DATA PROVIDED ->
┌────────

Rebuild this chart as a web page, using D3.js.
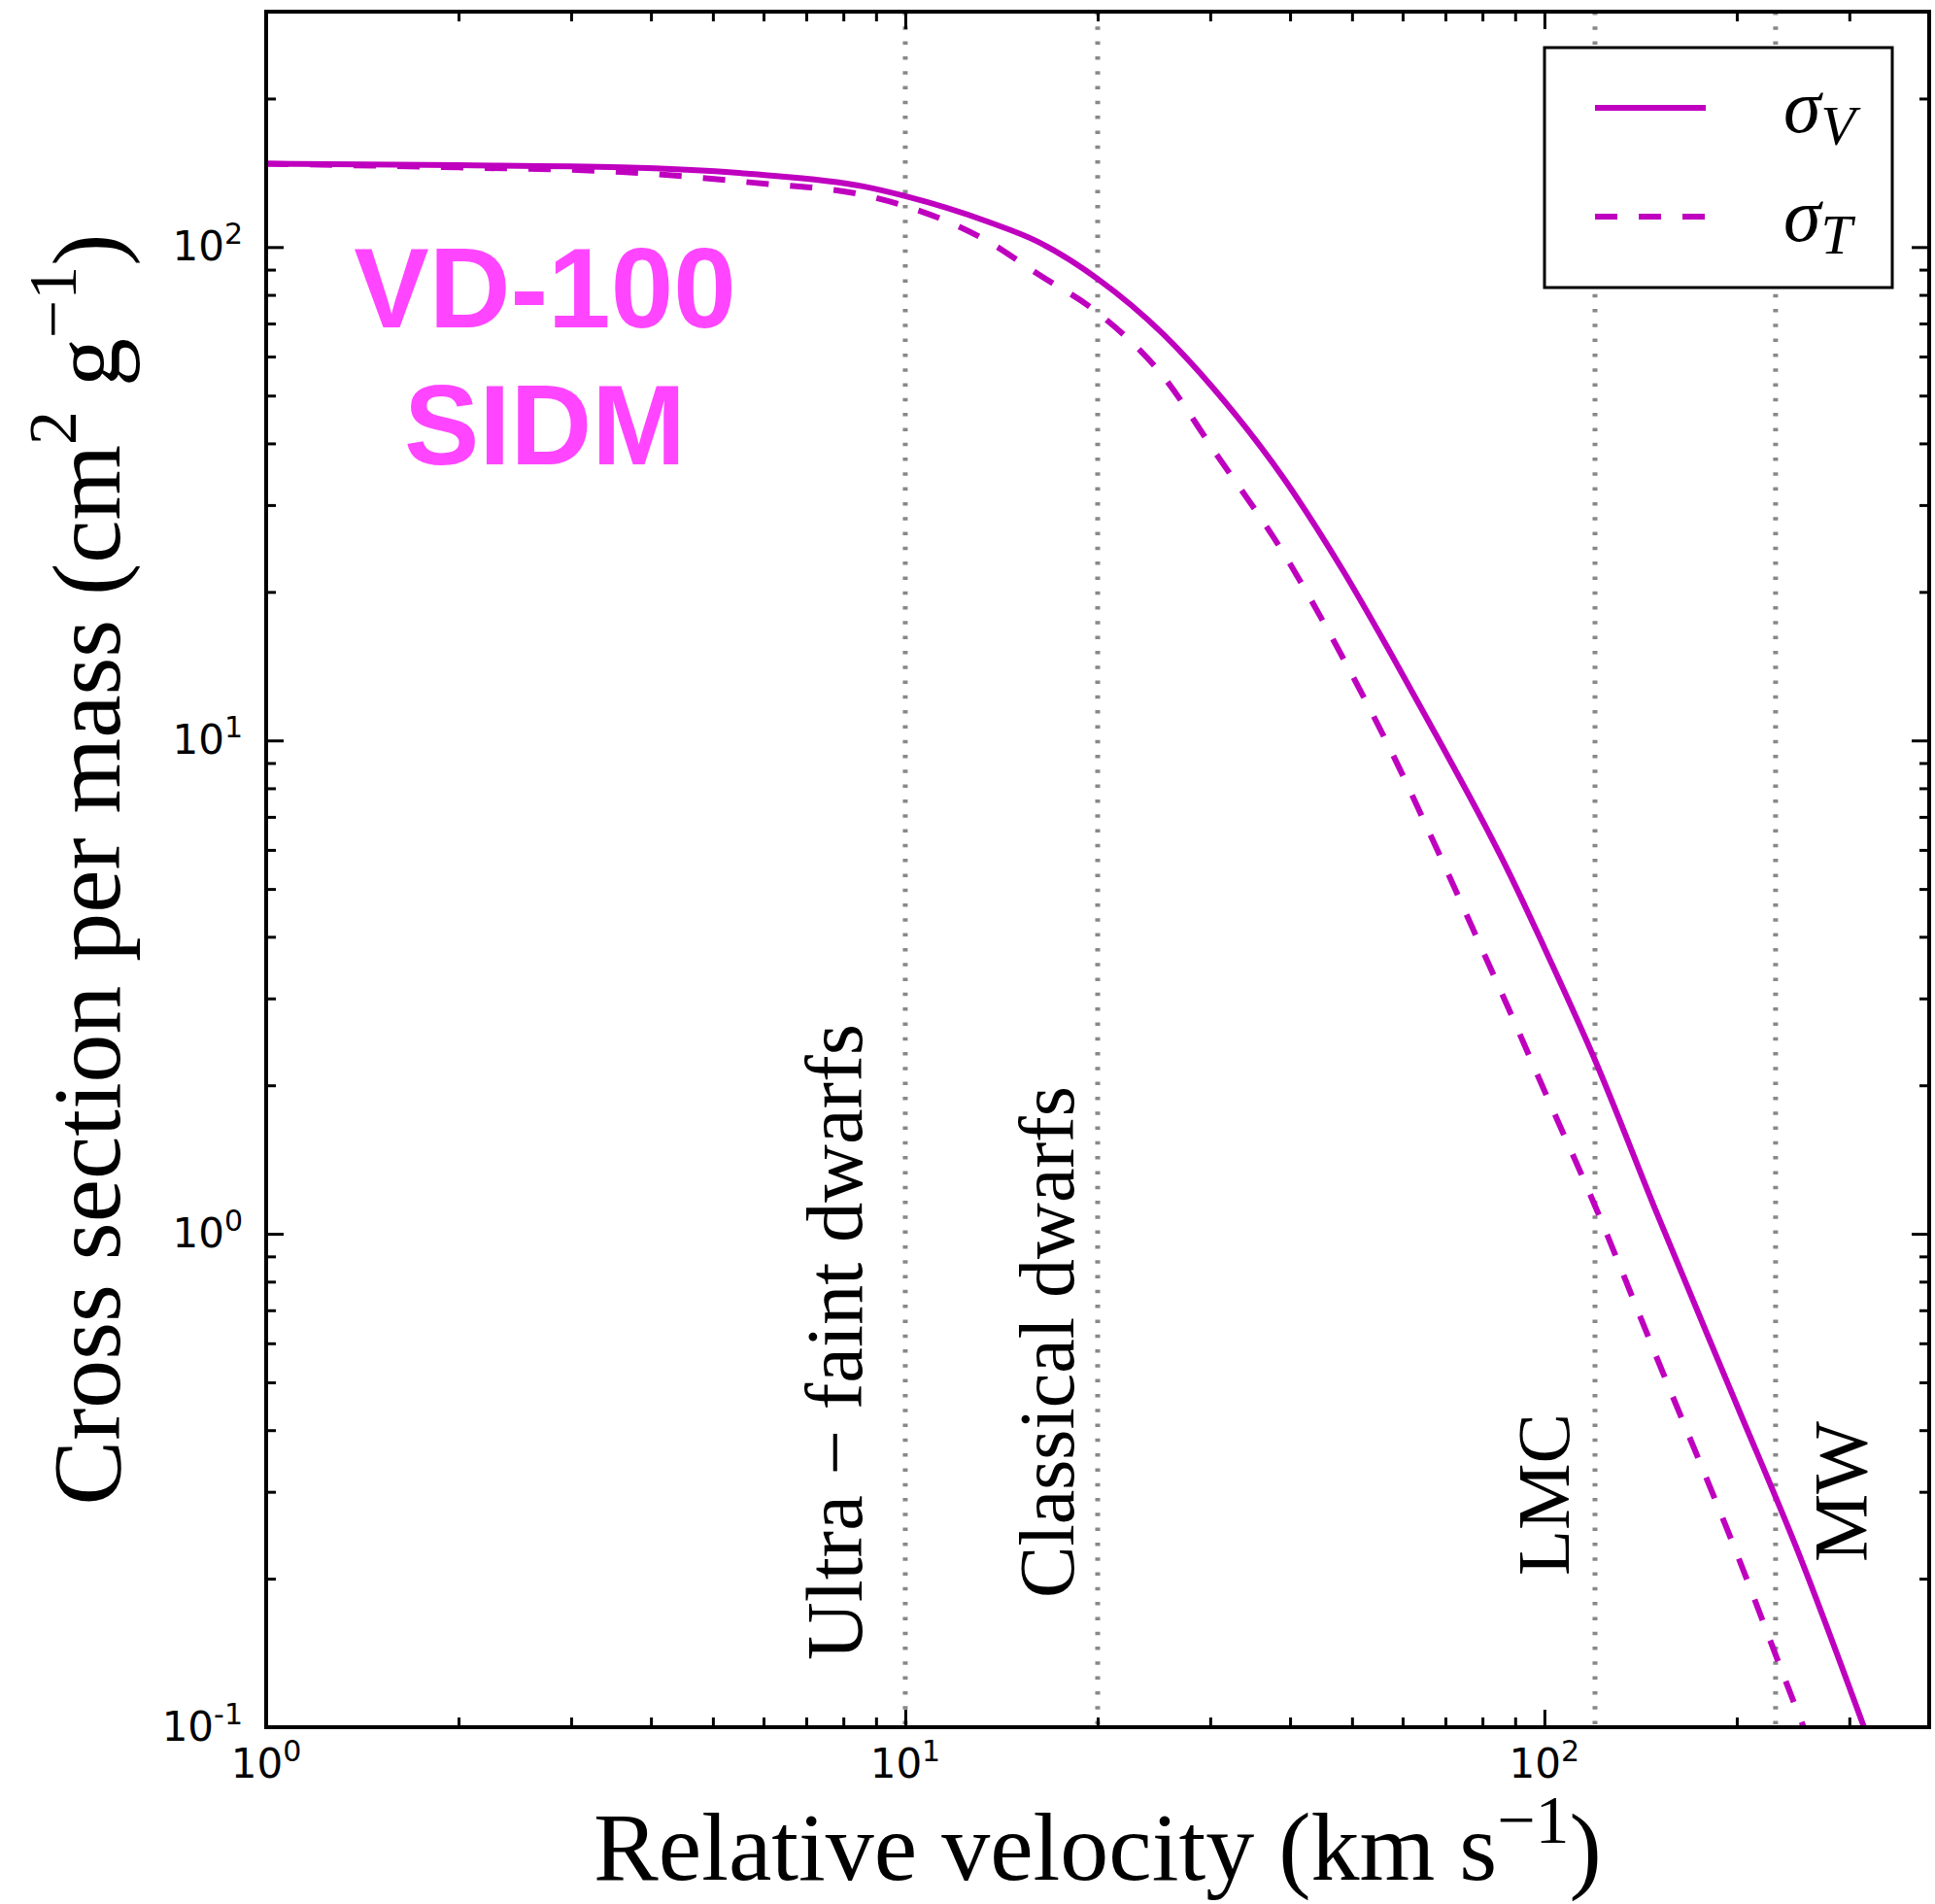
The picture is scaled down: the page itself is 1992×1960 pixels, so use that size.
<!DOCTYPE html>
<html>
<head>
<meta charset="utf-8">
<script src="https://cdn.jsdelivr.net/npm/d3@7"></script>
<style>
  body { margin: 0; background: #fff; }
  svg { display: block; }
</style>
</head>
<body>
<script>
// values
var velocity = [1, 2, 3.6, 5.8, 8.6, 10, 13.5, 16.1, 20, 25.3, 30.4, 39.2, 48.4, 57.6, 68.6, 80.8, 87.7, 100, 120, 150, 200, 250, 320];
var sigmaV = [147.5, 146.5, 145, 140.5, 132.7, 126.8, 112.4, 102.6, 86.2, 66.7, 51.6, 33.8, 22.1, 14.95, 9.94, 6.71, 5.45, 3.8, 2.25, 1.1, 0.45, 0.225, 0.096];
var sigmaT = [147.5, 145, 142, 135, 127.5, 121.1, 102.5, 88.3, 73.6, 54.8, 38.7, 23.8, 14.7, 9.5, 5.85, 3.65, 2.88, 1.95, 1.14, 0.56, 0.225, 0.106, 0.048];

var markerVel = [10, 20, 120, 230];
var markerNames = ['Ultra \u2212 faint dwarfs', 'Classical dwarfs', 'LMC', 'MW'];

var xMajor = [1, 10, 100];
var xMajorExp = ['0', '1', '2'];
var yMajor = [0.1, 1, 10, 100];
var yMajorExp = ['-1', '0', '1', '2'];

var W = 1992, H = 1960;
var pL = 274, pR = 1986, pT = 12, pB = 1778;
var mag = '#bf00bf';

var svg = d3.select('body').append('svg')
  .attr('width', W).attr('height', H);
svg.append('rect').attr('width', W).attr('height', H).attr('fill', '#fff');

var x = d3.scaleLog().domain([1, 400]).range([pL, pR]);
var y = d3.scaleLog().domain([0.1, 300]).range([pB, pT]);

svg.append('clipPath').attr('id', 'plot')
  .append('rect').attr('x', pL).attr('y', pT)
  .attr('width', pR - pL).attr('height', pB - pT);

// dotted markers
svg.append('g').selectAll('line')
  .data(markerVel).enter().append('line')
  .attr('x1', function(d) { return x(d); })
  .attr('x2', function(d) { return x(d); })
  .attr('y1', pT).attr('y2', pB)
  .attr('stroke', '#888')
  .attr('stroke-width', 5)
  .attr('stroke-dasharray', '3.5 11.8');

// curves
var line = d3.line()
  .x(function(d) { return x(d[0]); })
  .y(function(d) { return y(d[1]); })
  .curve(d3.curveMonotoneX);

var curves = svg.append('g').attr('clip-path', 'url(#plot)');
curves.append('path')
  .datum(d3.zip(velocity, sigmaT))
  .attr('d', line)
  .attr('fill', 'none')
  .attr('stroke', mag)
  .attr('stroke-width', 6)
  .attr('stroke-dasharray', '23 22');
curves.append('path')
  .datum(d3.zip(velocity, sigmaV))
  .attr('d', line)
  .attr('fill', 'none')
  .attr('stroke', mag)
  .attr('stroke-width', 6);

// ticks on all four sides, pointing in
var xAll = x.ticks();
var yAll = y.ticks();
function isMajor(d) { return Math.abs(Math.log10(d) - Math.round(Math.log10(d))) < 1e-9; }
var xMinor = xAll.filter(function(d) { return !isMajor(d); });
var yMinor = yAll.filter(function(d) { return !isMajor(d); });

function tickAxis(axis, vals, len, tx, ty) {
  var g = svg.append('g')
    .attr('transform', 'translate(' + tx + ',' + ty + ')')
    .call(axis.tickValues(vals).tickSize(-len).tickFormat(''));
  g.select('.domain').remove();
  g.selectAll('line').attr('stroke', '#000').attr('stroke-width', 3);
}
tickAxis(d3.axisBottom(x), xMajor, 18, 0, pB);
tickAxis(d3.axisBottom(x), xMinor, 10, 0, pB);
tickAxis(d3.axisTop(x), xMajor, 18, 0, pT);
tickAxis(d3.axisTop(x), xMinor, 10, 0, pT);
tickAxis(d3.axisLeft(y), yMajor, 18, pL, 0);
tickAxis(d3.axisLeft(y), yMinor, 10, pL, 0);
tickAxis(d3.axisRight(y), yMajor, 18, pR, 0);
tickAxis(d3.axisRight(y), yMinor, 10, pR, 0);

// frame
svg.append('rect')
  .attr('x', pL).attr('y', pT)
  .attr('width', pR - pL).attr('height', pB - pT)
  .attr('fill', 'none').attr('stroke', '#000').attr('stroke-width', 4);

// tick labels
var tickFont = 'DejaVu Sans, sans-serif';
function powLabel(g, exp) {
  g.append('tspan').text('10');
  g.append('tspan').attr('font-size', 30).attr('dy', -17).text(exp);
}
xMajor.forEach(function(v, i) {
  var t = svg.append('text')
    .attr('x', x(v)).attr('y', 1830)
    .attr('text-anchor', 'middle')
    .attr('font-family', tickFont).attr('font-size', 42);
  powLabel(t, xMajorExp[i]);
});
yMajor.forEach(function(v, i) {
  var t = svg.append('text')
    .attr('x', 250).attr('y', y(v) + 14)
    .attr('text-anchor', 'end')
    .attr('font-family', tickFont).attr('font-size', 42);
  powLabel(t, yMajorExp[i]);
});

// fit a text element to a given length by changing its font size
function fit(t, len) {
  var fs = parseFloat(t.attr('font-size'));
  t.attr('font-size', fs * len / t.node().getComputedTextLength());
}

var serif = 'Liberation Serif, Times New Roman, serif';

// axis titles
var xl = svg.append('text')
  .attr('x', (pL + pR) / 2).attr('y', 1935)
  .attr('text-anchor', 'middle')
  .attr('font-family', serif).attr('font-size', 80);
xl.append('tspan').text('Relative velocity (km s');
xl.append('tspan').attr('font-size', '70%').attr('dy', '-0.55em').text('\u22121');
xl.append('tspan').attr('dy', '0.39em').text(')');
fit(xl, 1038);

var yl = svg.append('text')
  .attr('transform', 'translate(123,' + (pT + pB) / 2 + ') rotate(-90)')
  .attr('text-anchor', 'middle')
  .attr('font-family', serif).attr('font-size', 80);
yl.append('tspan').text('Cross section per mass (cm');
yl.append('tspan').attr('font-size', '70%').attr('dy', '-0.65em').text('2');
yl.append('tspan').attr('dy', '0.455em').text(' g');
yl.append('tspan').attr('font-size', '70%').attr('dy', '-0.65em').text('\u22121');
yl.append('tspan').attr('dy', '0.455em').text(')');
fit(yl, 1309);

// marker names, written upward next to the dotted lines
var nameBase = [887, 1105, 1615, 1921];
var nameStart = [1709, 1645, 1622, 1608];
var nameLen = [655, 527, 167, 145];
markerNames.forEach(function(s, i) {
  var t = svg.append('text')
    .attr('transform', 'translate(' + nameBase[i] + ',' + nameStart[i] + ') rotate(-90)')
    .attr('font-family', serif).attr('font-size', 80)
    .text(s);
  fit(t, nameLen[i]);
});

// model name
var tag = svg.append('text')
  .attr('text-anchor', 'middle')
  .attr('font-family', 'Liberation Sans, Arial, sans-serif')
  .attr('font-weight', 'bold').attr('font-size', 116)
  .attr('fill', '#ff45ff');
tag.append('tspan').attr('x', 561).attr('y', 337).text('VD-100');
tag.append('tspan').attr('x', 561).attr('y', 478).text('SIDM');

// legend
var leg = svg.append('g');
leg.append('rect')
  .attr('x', 1590).attr('y', 49).attr('width', 358).attr('height', 247)
  .attr('fill', '#fff').attr('stroke', '#000').attr('stroke-width', 3);
var legItems = [
  { sub: 'V', dash: null, y: 111 },
  { sub: 'T', dash: '23 22', y: 223 }
];
legItems.forEach(function(d) {
  leg.append('line')
    .attr('x1', 1642).attr('x2', 1756)
    .attr('y1', d.y).attr('y2', d.y)
    .attr('stroke', mag).attr('stroke-width', 6)
    .attr('stroke-dasharray', d.dash);
  var t = leg.append('text')
    .attr('x', 1836).attr('y', d.y + 25)
    .attr('font-family', serif).attr('font-style', 'italic')
    .attr('font-size', 78);
  t.append('tspan').text('\u03c3');
  t.append('tspan').attr('font-size', 58).attr('dy', 13).text(d.sub);
});
</script>
</body>
</html>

└────────

Copy out each line of the data containing the string "page".

TASK ANSWER ->
Rebuild this chart as a web page, using D3.js.
The picture is scaled down: the page itself is 1992×1960 pixels, so use that size.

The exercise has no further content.